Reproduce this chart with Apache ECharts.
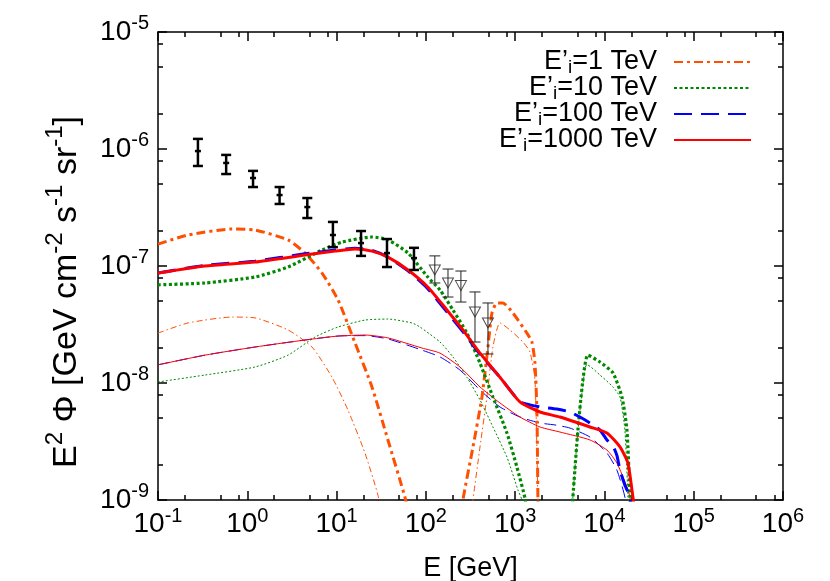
<!DOCTYPE html>
<html><head><meta charset="utf-8">
<script src="https://cdn.jsdelivr.net/npm/echarts@6/dist/echarts.min.js"></script>
<style>html,body{margin:0;padding:0;background:#fff}#c{width:830px;height:581px}</style>
</head><body><div id="c"></div>
<script>
const FONT = '"Liberation Sans", Arial, Helvetica, sans-serif';

// axis ticks
const xTickExponents = [-1, 0, 1, 2, 3, 4, 5, 6];
const yTickExponents = [-9, -8, -7, -6, -5];
const minorTickFactors = [2, 5, 8];

// legend names
const seriesNames = ['E’i=1 TeV', 'E’i=10 TeV', 'E’i=100 TeV', 'E’i=1000 TeV'];

// E'i = 1 TeV  (thick, thin) : [E (GeV), E^2 Phi]
const thick1TeV_a = [[0.1,1.54e-7],[0.217,1.84e-7],[0.675,2.07e-7],[1.22,2.03e-7],[2.86,1.67e-7],[4.43,1.29e-7],[6.87,8.71e-8],[10.4,5.12e-8],[16.1,2.2e-8],[24.9,9.25e-9],[37.6,3.26e-9],[58.3,1.06e-9],[63.1,8e-10]];
const thick1TeV_b = [[250,7e-10],[260,1.0e-9],[337,2.84e-9],[425,7.59e-9],[496,2.03e-8],[550,3.96e-8],[625,4.83e-8],[730,4.83e-8],[944,3.96e-8],[1355,2.67e-8],[1542,2.24e-8],[1667,1.48e-8],[1754,5.55e-9],[1799,1.0e-9],[1810,7e-10]];
const thin1TeV_a = [[0.1,2.67e-8],[0.217,3.26e-8],[0.675,3.66e-8],[1.22,3.6e-8],[2.86,2.84e-8],[5.3,2.03e-8],[8.89,1.12e-8],[13.4,5.88e-9],[20.8,2.52e-9],[29.1,1.1e-9],[31,8e-10]];
const thin1TeV_b = [[320,7e-10],[337,1.0e-9],[404,2.84e-9],[483,7.59e-9],[564,2.03e-8],[676,3.26e-8],[875,2.84e-8],[1222,2.24e-8],[1465,1.84e-8],[1667,1.06e-8],[1799,1.0e-9],[1810,7e-10]];

// E'i = 10 TeV
const thick10TeV_a = [[0.1,6.9e-8],[0.336,7.16e-8],[1.22,8.05e-8],[2.86,9.8e-8],[6.87,1.37e-7],[11.5,1.6e-7],[24.9,1.77e-7],[37.6,1.67e-7],[63.1,1.29e-7],[105,8.05e-8],[144,6.24e-8],[201,4.21e-8],[288,2.67e-8],[404,1.48e-8],[564,7.59e-9],[809,3.74e-9],[1047,1.91e-9],[1288,1.04e-9],[1350,8e-10]];
const thick10TeV_b = [[4300,7e-10],[4436,1.06e-9],[5047,3.96e-9],[5741,1.06e-8],[6531,1.73e-8],[8913,1.51e-8],[12450,1.22e-8],[15700,7.59e-9],[17860,3.96e-9],[19310,1.06e-9],[19500,7e-10]];
const thin10TeV_a = [[0.1,1.02e-8],[0.336,1.17e-8],[1.22,1.37e-8],[2.86,1.73e-8],[5.73,2.47e-8],[10.4,3.01e-8],[20.8,3.45e-8],[37.6,3.52e-8],[69.8,3.26e-8],[85.9,3.01e-8],[144,2.24e-8],[201,1.67e-8],[288,1.12e-8],[404,7.16e-9],[564,4.21e-9],[809,2.33e-9],[1074,1.22e-9],[1191,1.0e-9],[1250,7e-10]];
const thin10TeV_b = [[4300,7e-10],[4436,1.06e-9],[5047,3.96e-9],[6053,1.34e-8],[6368,1.43e-8],[8913,1.17e-8],[12450,9.25e-9],[14930,7.59e-9],[16950,3.96e-9],[18320,1.06e-9],[18500,7e-10]];

// E'i = 100 TeV
const thick100TeV = [[0.1,8.7e-8],[0.336,1.01e-7],[1.22,1.1e-7],[4.43,1.27e-7],[9.6,1.37e-7],[16.1,1.42e-7],[24.9,1.36e-7],[37.6,1.19e-7],[63.1,9.1e-8],[105,6.4e-8],[172,4.05e-8],[260,2.75e-8],[404,1.76e-8],[676,1.12e-8],[1132,6.9e-9],[1465,6.5e-9],[1897,6.24e-9],[2938,6.0e-9],[4111,5.65e-9],[5318,5.12e-9],[6887,4.55e-9],[8913,3.96e-9],[10670,3.26e-9],[12450,2.9e-9],[13800,2.4e-9],[14930,1.8e-9],[16950,1.34e-9],[19310,1.06e-9],[20500,7e-10]];
const thin100TeV = [[0.1,1.43e-8],[0.336,1.73e-8],[1.22,2.03e-8],[4.43,2.33e-8],[10.4,2.52e-8],[20.8,2.54e-8],[37.6,2.38e-8],[90.4,1.91e-8],[144,1.67e-8],[241,1.29e-8],[404,8.71e-9],[676,6.24e-9],[1132,5.12e-9],[1897,4.55e-9],[2793,4.38e-9],[4111,4.12e-9],[6887,3.45e-9],[10670,2.52e-9],[13800,1.8e-9],[16950,1.06e-9],[18000,7e-10]];

// E'i = 1000 TeV
const thick1000TeV = [[0.1,8.7e-8],[0.336,1.0e-7],[1.22,1.08e-7],[4.43,1.24e-7],[9.6,1.34e-7],[16.1,1.4e-7],[24.9,1.34e-7],[37.6,1.19e-7],[63.1,9.25e-8],[105,6.62e-8],[172,4.21e-8],[260,2.84e-8],[404,1.8e-8],[676,1.12e-8],[1132,6.89e-9],[1897,5.65e-9],[3177,5.12e-9],[6887,4.21e-9],[10670,3.74e-9],[14930,2.84e-9],[18320,2.07e-9],[20840,1.06e-9],[21930,8e-10]];
const thin1000TeV = [[0.1,1.43e-8],[0.336,1.73e-8],[1.22,2.03e-8],[4.43,2.33e-8],[10.4,2.52e-8],[20.8,2.57e-8],[37.6,2.43e-8],[90.4,1.99e-8],[144,1.8e-8],[241,1.37e-8],[404,9.25e-9],[676,6.75e-9],[1132,5.12e-9],[1897,4.21e-9],[3177,3.81e-9],[6887,3.26e-9],[10670,2.67e-9],[13800,2.07e-9],[17860,1.29e-9],[19310,1.06e-9],[20500,7e-10]];

// measured points (black, error bars)
const dataE    = [0.28, 0.58, 1.16, 2.3, 4.7, 9.1, 18.8, 36.7, 73.6];
const dataFlux = [9.6e-7, 7.6e-7, 5.65e-7, 4.04e-7, 3.19e-7, 1.84e-7, 1.57e-7, 1.29e-7, 1.17e-7];
const dataHi   = [1.22e-6, 8.9e-7, 6.5e-7, 4.73e-7, 3.81e-7, 2.38e-7, 1.99e-7, 1.7e-7, 1.43e-7];
const dataLo   = [7.16e-7, 6.11e-7, 4.73e-7, 3.39e-7, 2.57e-7, 1.45e-7, 1.22e-7, 9.8e-8, 9.25e-8];

// high-energy points (gray, triangles)
const hePointE    = [126, 177, 247, 355, 496];
const hePointFlux = [9.25e-8, 7.16e-8, 6.8e-8, 4.05e-8, 3.26e-8];
const hePointHi   = [1.22e-7, 9.42e-8, 9.06e-8, 6.0e-8, 4.83e-8];
const hePointLo   = [7.16e-8, 5.43e-8, 4.92e-8, 2.24e-8, 1.77e-8];

const C_ORANGE = '#ff4f00', C_GREEN = '#008800', C_BLUE = '#0000ff', C_RED = '#ff0000';
const DASH_DOT_THICK = [9, 4, 3, 4], DASH_DOT_THIN = [6, 3, 1.5, 3];
const DOT_THICK = [3, 2.5], DOT_THIN = [2, 2];
const DASH_THICK = [18, 9], DASH_THIN = [12, 6];

function line(name, data, color, width, dash, z) {
  return {
    type: 'line', name: name, data: data, symbol: 'none', showSymbol: false,
    smooth: 0.2, clip: true, z: z,
    lineStyle: { color: color, width: width, type: dash },
    itemStyle: { color: color }, emphasis: { disabled: true }
  };
}

function errorBars(color, lw, capHalf, centerHalf) {
  return function (params, api) {
    const e = api.value(0);
    const lo = api.coord([e, api.value(1)]);
    const hi = api.coord([e, api.value(2)]);
    const c = api.coord([e, api.value(3)]);
    const style = { stroke: color, lineWidth: lw };
    const ch = [
      { type: 'line', shape: { x1: hi[0], y1: hi[1], x2: lo[0], y2: lo[1] }, style: style },
      { type: 'line', shape: { x1: hi[0] - capHalf, y1: hi[1], x2: hi[0] + capHalf, y2: hi[1] }, style: style },
      { type: 'line', shape: { x1: lo[0] - capHalf, y1: lo[1], x2: lo[0] + capHalf, y2: lo[1] }, style: style }
    ];
    if (centerHalf) ch.push({ type: 'line', shape: { x1: c[0] - centerHalf, y1: c[1], x2: c[0] + centerHalf, y2: c[1] }, style: style });
    return { type: 'group', children: ch };
  };
}

const minorX = xTickExponents.slice(0, -1).flatMap(k => minorTickFactors.map(m => k + Math.log10(m)));
const minorY = yTickExponents.slice(0, -1).flatMap(k => minorTickFactors.map(m => k + Math.log10(m)));

const AXIS_LINE = { show: true, onZero: false, lineStyle: { color: '#000', width: 1.5 } };
const NO_LINE = { show: false, onZero: false };
function majorTick(len) { return { show: true, inside: true, length: len, lineStyle: { color: '#000', width: 1.5 } }; }

const supRich = {
  b: { fontFamily: FONT, fontSize: 28, lineHeight: 37, color: '#000' },
  sup: { fontFamily: FONT, fontSize: 20, lineHeight: 20, verticalAlign: 'top', color: '#000' }
};
const powLabel = v => '{b|10}{sup|' + Math.round(Math.log10(v)) + '}';

function helperX(pos, ticks, len, showLine) {
  return { type: 'value', position: pos, min: -1, max: 6, gridIndex: 0,
    axisLine: showLine ? AXIS_LINE : NO_LINE,
    axisTick: Object.assign(majorTick(len), { customValues: ticks }),
    axisLabel: { show: false }, splitLine: { show: false } };
}
function helperY(pos, ticks, len, showLine) {
  return { type: 'value', position: pos, min: -9, max: -5, gridIndex: 0,
    axisLine: showLine ? AXIS_LINE : NO_LINE,
    axisTick: Object.assign(majorTick(len), { customValues: ticks }),
    axisLabel: { show: false }, splitLine: { show: false } };
}

const chart = echarts.init(document.getElementById('c'), null, { renderer: 'canvas' });
chart.setOption({
  animation: false,
  backgroundColor: '#fff',
  grid: { left: 158, right: 47, top: 32, bottom: 81, containLabel: false, outerBoundsMode: 'none' },
  legend: {
    data: seriesNames, orient: 'vertical', right: 73, top: 42, align: 'right',
    itemWidth: 77, itemHeight: 14, itemGap: -4, selectedMode: false,
    itemStyle: { opacity: 0 },
    formatter: n => n.replace('’i', '’{sub|i}'),
    textStyle: {
      fontFamily: FONT, fontSize: 27, color: '#000', lineHeight: 30, padding: [0, 12, 0, 0],
      rich: {
        sub: { fontFamily: FONT, fontSize: 19, lineHeight: 19, verticalAlign: 'bottom', color: '#000' }
      }
    }
  },
  xAxis: [
    { type: 'log', logBase: 10, min: 0.1, max: 1e6, position: 'bottom',
      axisLine: AXIS_LINE, axisTick: majorTick(9), splitLine: { show: false },
      axisLabel: { interval: 0, margin: 6, formatter: powLabel, rich: supRich },
      name: 'E [GeV]', nameLocation: 'middle', nameGap: 55,
      nameTextStyle: { fontFamily: FONT, fontSize: 27, color: '#000' } },
    helperX('bottom', minorX, 5, false),
    helperX('top', xTickExponents, 9, true),
    helperX('top', minorX, 5, false)
  ],
  yAxis: [
    { type: 'log', logBase: 10, min: 1e-9, max: 1e-5, position: 'left',
      axisLine: AXIS_LINE, axisTick: majorTick(9), splitLine: { show: false },
      axisLabel: { interval: 0, margin: 9, formatter: powLabel, rich: supRich },
      name: 'E{sup|2} Φ [GeV cm{sup|-2} s{sup|-1} sr{sup|-1}]', nameLocation: 'middle', nameGap: 61, nameRotate: 90,
      nameTextStyle: { fontFamily: FONT, fontSize: 34, color: '#000', lineHeight: 46, padding: [0, 52, 0, 0],
        rich: { sup: { fontFamily: FONT, fontSize: 24, lineHeight: 24, verticalAlign: 'top', color: '#000' } } } },
    helperY('left', minorY, 5, false),
    helperY('right', yTickExponents, 9, true),
    helperY('right', minorY, 5, false)
  ],
  series: [
    line(seriesNames[0], thick1TeV_a, C_ORANGE, 3, DASH_DOT_THICK, 3),
    line(seriesNames[0], thick1TeV_b, C_ORANGE, 3, DASH_DOT_THICK, 3),
    line(seriesNames[1], thick10TeV_a, C_GREEN, 3.2, DOT_THICK, 3),
    line(seriesNames[1], thick10TeV_b, C_GREEN, 3.2, DOT_THICK, 3),
    line(seriesNames[2], thick100TeV, C_BLUE, 3, DASH_THICK, 4),
    line(seriesNames[3], thick1000TeV, C_RED, 3, 'solid', 5),
    line('thin1', thin1TeV_a, C_ORANGE, 1, DASH_DOT_THIN, 2),
    line('thin1', thin1TeV_b, C_ORANGE, 1, DASH_DOT_THIN, 2),
    line('thin10', thin10TeV_a, C_GREEN, 1, DOT_THIN, 2),
    line('thin10', thin10TeV_b, C_GREEN, 1, DOT_THIN, 2),
    line('thin100', thin100TeV, C_BLUE, 1, DASH_THIN, 2),
    line('thin1000', thin1000TeV, C_RED, 1, 'solid', 2),
    { type: 'custom', name: 'data', z: 6, clip: true,
      renderItem: errorBars('#000', 2.5, 5, 3),
      encode: { x: 0, y: [1, 2] },
      data: dataE.map((e, i) => [e, dataLo[i], dataHi[i], dataFlux[i]]) },
    { type: 'custom', name: 'hePoints', z: 6, clip: true,
      renderItem: errorBars('#222', 1, 5.5, 0),
      encode: { x: 0, y: [1, 2] },
      data: hePointE.map((e, i) => [e, hePointLo[i], hePointHi[i], hePointFlux[i]]) },
    { type: 'scatter', name: 'heTri', z: 7, symbol: 'triangle', symbolRotate: 180, symbolSize: [11, 10],
      itemStyle: { color: 'rgba(255,255,255,0)', borderColor: '#222', borderWidth: 1 },
      data: hePointE.map((e, i) => [e, hePointFlux[i]]) }
  ]
});
</script>
</body></html>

Your instructions =>
Your task is to return the lines above, from the first one up to and including the line containing "const seriesNames = ['E’i=1", minus any pictures.

Written solution =>
Reproduce this chart with Apache ECharts.
<!DOCTYPE html>
<html><head><meta charset="utf-8">
<script src="https://cdn.jsdelivr.net/npm/echarts@6/dist/echarts.min.js"></script>
<style>html,body{margin:0;padding:0;background:#fff}#c{width:830px;height:581px}</style>
</head><body><div id="c"></div>
<script>
const FONT = '"Liberation Sans", Arial, Helvetica, sans-serif';

// axis ticks
const xTickExponents = [-1, 0, 1, 2, 3, 4, 5, 6];
const yTickExponents = [-9, -8, -7, -6, -5];
const minorTickFactors = [2, 5, 8];

// legend names
const seriesNames = ['E’i=1 TeV', 'E’i=10 TeV', 'E’i=100 TeV', 'E’i=1000 TeV'];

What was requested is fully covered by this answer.